◆ **WRITTEN INSTRUCTION**
Transcribe every line from the top down to the line with "displacement', y1: 'Topological", both ends included, but not the pictures.

◆ **GIVEN DATA**
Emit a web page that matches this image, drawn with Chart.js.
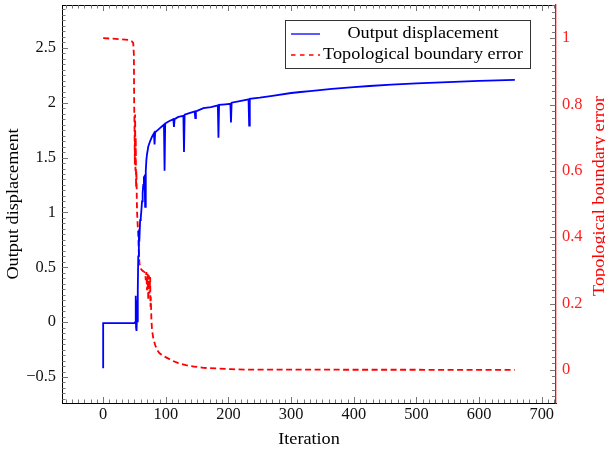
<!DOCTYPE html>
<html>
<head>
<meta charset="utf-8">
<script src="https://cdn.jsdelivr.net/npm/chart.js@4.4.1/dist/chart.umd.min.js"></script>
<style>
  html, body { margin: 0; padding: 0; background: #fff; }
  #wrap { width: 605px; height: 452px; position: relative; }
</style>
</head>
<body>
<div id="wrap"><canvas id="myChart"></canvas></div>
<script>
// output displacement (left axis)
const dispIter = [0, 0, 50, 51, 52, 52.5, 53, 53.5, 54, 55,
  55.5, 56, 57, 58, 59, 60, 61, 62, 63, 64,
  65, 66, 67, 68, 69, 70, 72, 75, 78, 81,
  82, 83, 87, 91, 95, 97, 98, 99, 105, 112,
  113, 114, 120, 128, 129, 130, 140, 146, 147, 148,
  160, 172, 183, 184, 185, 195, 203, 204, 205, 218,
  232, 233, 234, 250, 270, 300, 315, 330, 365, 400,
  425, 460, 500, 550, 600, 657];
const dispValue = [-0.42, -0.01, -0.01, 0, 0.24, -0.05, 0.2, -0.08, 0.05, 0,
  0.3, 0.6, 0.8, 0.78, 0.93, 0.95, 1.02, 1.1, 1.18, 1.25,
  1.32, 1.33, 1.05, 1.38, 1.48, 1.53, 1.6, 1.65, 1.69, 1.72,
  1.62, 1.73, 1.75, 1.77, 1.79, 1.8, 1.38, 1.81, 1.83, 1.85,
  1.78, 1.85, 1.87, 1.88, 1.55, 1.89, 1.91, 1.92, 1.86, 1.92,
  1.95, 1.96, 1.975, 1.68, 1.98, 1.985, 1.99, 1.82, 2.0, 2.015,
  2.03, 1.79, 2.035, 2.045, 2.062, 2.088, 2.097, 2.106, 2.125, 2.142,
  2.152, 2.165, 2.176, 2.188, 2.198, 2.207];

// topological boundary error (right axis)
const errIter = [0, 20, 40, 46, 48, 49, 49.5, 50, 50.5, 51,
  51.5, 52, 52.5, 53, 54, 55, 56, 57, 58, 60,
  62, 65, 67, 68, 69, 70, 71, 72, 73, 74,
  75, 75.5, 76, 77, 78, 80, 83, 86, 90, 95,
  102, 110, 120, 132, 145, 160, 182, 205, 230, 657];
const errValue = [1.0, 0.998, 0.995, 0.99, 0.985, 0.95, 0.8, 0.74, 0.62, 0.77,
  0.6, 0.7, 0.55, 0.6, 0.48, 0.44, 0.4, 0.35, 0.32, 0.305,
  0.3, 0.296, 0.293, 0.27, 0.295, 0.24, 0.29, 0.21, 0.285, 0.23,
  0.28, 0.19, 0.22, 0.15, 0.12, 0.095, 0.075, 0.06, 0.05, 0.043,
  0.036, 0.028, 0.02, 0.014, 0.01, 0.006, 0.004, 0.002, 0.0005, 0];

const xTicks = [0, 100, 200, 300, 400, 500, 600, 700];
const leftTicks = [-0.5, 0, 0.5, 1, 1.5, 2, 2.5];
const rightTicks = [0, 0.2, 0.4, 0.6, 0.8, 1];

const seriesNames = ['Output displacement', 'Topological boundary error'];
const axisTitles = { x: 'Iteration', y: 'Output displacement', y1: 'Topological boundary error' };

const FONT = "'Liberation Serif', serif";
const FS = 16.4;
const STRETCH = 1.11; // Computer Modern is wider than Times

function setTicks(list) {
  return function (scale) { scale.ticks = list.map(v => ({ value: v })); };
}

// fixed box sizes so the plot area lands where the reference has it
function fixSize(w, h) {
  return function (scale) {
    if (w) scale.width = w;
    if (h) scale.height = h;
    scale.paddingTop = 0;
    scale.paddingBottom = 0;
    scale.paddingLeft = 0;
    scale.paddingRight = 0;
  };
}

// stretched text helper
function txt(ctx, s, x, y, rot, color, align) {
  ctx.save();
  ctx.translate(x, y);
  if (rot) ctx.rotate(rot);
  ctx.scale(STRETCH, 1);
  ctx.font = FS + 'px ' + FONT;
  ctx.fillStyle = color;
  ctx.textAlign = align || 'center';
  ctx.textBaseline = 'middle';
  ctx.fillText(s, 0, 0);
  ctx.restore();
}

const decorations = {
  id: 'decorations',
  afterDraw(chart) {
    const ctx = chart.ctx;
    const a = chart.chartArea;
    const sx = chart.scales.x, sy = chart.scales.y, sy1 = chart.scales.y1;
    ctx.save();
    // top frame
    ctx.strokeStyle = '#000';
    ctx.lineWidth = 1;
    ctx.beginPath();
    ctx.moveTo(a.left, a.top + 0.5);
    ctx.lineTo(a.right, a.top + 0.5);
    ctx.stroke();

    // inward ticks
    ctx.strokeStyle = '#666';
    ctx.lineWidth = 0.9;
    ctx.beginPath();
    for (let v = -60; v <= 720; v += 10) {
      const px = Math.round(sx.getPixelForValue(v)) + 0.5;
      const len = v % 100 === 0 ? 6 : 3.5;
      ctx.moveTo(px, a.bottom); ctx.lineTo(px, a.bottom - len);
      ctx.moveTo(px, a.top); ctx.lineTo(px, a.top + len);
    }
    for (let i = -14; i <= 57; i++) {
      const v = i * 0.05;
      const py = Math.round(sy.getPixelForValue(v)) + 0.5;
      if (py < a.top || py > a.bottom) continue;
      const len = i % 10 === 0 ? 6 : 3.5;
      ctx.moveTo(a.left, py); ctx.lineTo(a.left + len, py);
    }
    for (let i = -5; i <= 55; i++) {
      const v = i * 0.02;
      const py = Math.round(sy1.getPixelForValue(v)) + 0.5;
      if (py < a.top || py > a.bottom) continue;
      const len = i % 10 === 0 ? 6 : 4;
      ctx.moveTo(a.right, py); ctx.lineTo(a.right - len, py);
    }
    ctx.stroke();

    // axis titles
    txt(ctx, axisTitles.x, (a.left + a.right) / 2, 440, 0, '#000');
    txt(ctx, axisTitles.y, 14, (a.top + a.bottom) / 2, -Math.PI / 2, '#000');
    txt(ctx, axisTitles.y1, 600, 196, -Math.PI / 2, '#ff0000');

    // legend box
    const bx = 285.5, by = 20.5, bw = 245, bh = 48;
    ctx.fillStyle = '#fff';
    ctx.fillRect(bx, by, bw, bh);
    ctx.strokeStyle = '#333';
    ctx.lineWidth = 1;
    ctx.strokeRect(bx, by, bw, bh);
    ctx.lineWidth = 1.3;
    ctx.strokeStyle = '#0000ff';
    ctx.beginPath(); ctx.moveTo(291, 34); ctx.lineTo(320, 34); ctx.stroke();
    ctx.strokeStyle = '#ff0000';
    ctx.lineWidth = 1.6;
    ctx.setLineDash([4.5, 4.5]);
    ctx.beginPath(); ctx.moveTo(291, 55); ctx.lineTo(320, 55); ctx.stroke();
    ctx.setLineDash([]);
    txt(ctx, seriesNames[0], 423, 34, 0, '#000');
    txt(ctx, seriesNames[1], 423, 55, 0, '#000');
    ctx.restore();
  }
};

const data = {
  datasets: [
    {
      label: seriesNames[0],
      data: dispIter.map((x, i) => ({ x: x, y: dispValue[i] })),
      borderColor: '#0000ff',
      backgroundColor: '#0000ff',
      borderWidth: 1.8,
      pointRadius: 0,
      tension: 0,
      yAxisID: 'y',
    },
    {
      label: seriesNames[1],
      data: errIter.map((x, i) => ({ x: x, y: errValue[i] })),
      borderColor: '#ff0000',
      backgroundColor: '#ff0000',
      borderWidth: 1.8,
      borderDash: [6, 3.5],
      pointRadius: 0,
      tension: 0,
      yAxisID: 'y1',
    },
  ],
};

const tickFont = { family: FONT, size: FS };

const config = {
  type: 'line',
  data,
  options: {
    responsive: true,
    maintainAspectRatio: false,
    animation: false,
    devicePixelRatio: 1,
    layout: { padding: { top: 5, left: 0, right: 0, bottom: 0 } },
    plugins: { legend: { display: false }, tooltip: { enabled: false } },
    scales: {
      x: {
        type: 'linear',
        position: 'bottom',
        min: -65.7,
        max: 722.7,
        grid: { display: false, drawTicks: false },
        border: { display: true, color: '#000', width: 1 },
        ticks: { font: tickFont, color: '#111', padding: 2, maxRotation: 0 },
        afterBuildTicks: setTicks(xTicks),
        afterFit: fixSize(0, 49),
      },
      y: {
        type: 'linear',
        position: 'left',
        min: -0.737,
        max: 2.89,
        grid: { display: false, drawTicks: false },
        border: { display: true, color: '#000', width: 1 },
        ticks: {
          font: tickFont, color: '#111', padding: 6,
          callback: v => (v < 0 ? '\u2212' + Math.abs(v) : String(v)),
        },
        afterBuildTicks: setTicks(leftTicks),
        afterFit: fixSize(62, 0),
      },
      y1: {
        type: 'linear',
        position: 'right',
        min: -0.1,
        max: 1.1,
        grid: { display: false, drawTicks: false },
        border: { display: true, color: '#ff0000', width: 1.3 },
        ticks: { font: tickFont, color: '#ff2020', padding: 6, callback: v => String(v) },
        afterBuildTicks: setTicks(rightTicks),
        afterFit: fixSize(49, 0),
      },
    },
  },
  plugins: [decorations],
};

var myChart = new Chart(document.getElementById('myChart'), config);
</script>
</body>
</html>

◆ **THE COMPLETED TASK**
Emit a web page that matches this image, drawn with Chart.js.
<!DOCTYPE html>
<html>
<head>
<meta charset="utf-8">
<script src="https://cdn.jsdelivr.net/npm/chart.js@4.4.1/dist/chart.umd.min.js"></script>
<style>
  html, body { margin: 0; padding: 0; background: #fff; }
  #wrap { width: 605px; height: 452px; position: relative; }
</style>
</head>
<body>
<div id="wrap"><canvas id="myChart"></canvas></div>
<script>
// output displacement (left axis)
const dispIter = [0, 0, 50, 51, 52, 52.5, 53, 53.5, 54, 55,
  55.5, 56, 57, 58, 59, 60, 61, 62, 63, 64,
  65, 66, 67, 68, 69, 70, 72, 75, 78, 81,
  82, 83, 87, 91, 95, 97, 98, 99, 105, 112,
  113, 114, 120, 128, 129, 130, 140, 146, 147, 148,
  160, 172, 183, 184, 185, 195, 203, 204, 205, 218,
  232, 233, 234, 250, 270, 300, 315, 330, 365, 400,
  425, 460, 500, 550, 600, 657];
const dispValue = [-0.42, -0.01, -0.01, 0, 0.24, -0.05, 0.2, -0.08, 0.05, 0,
  0.3, 0.6, 0.8, 0.78, 0.93, 0.95, 1.02, 1.1, 1.18, 1.25,
  1.32, 1.33, 1.05, 1.38, 1.48, 1.53, 1.6, 1.65, 1.69, 1.72,
  1.62, 1.73, 1.75, 1.77, 1.79, 1.8, 1.38, 1.81, 1.83, 1.85,
  1.78, 1.85, 1.87, 1.88, 1.55, 1.89, 1.91, 1.92, 1.86, 1.92,
  1.95, 1.96, 1.975, 1.68, 1.98, 1.985, 1.99, 1.82, 2.0, 2.015,
  2.03, 1.79, 2.035, 2.045, 2.062, 2.088, 2.097, 2.106, 2.125, 2.142,
  2.152, 2.165, 2.176, 2.188, 2.198, 2.207];

// topological boundary error (right axis)
const errIter = [0, 20, 40, 46, 48, 49, 49.5, 50, 50.5, 51,
  51.5, 52, 52.5, 53, 54, 55, 56, 57, 58, 60,
  62, 65, 67, 68, 69, 70, 71, 72, 73, 74,
  75, 75.5, 76, 77, 78, 80, 83, 86, 90, 95,
  102, 110, 120, 132, 145, 160, 182, 205, 230, 657];
const errValue = [1.0, 0.998, 0.995, 0.99, 0.985, 0.95, 0.8, 0.74, 0.62, 0.77,
  0.6, 0.7, 0.55, 0.6, 0.48, 0.44, 0.4, 0.35, 0.32, 0.305,
  0.3, 0.296, 0.293, 0.27, 0.295, 0.24, 0.29, 0.21, 0.285, 0.23,
  0.28, 0.19, 0.22, 0.15, 0.12, 0.095, 0.075, 0.06, 0.05, 0.043,
  0.036, 0.028, 0.02, 0.014, 0.01, 0.006, 0.004, 0.002, 0.0005, 0];

const xTicks = [0, 100, 200, 300, 400, 500, 600, 700];
const leftTicks = [-0.5, 0, 0.5, 1, 1.5, 2, 2.5];
const rightTicks = [0, 0.2, 0.4, 0.6, 0.8, 1];

const seriesNames = ['Output displacement', 'Topological boundary error'];
const axisTitles = { x: 'Iteration', y: 'Output displacement', y1: 'Topological boundary error' };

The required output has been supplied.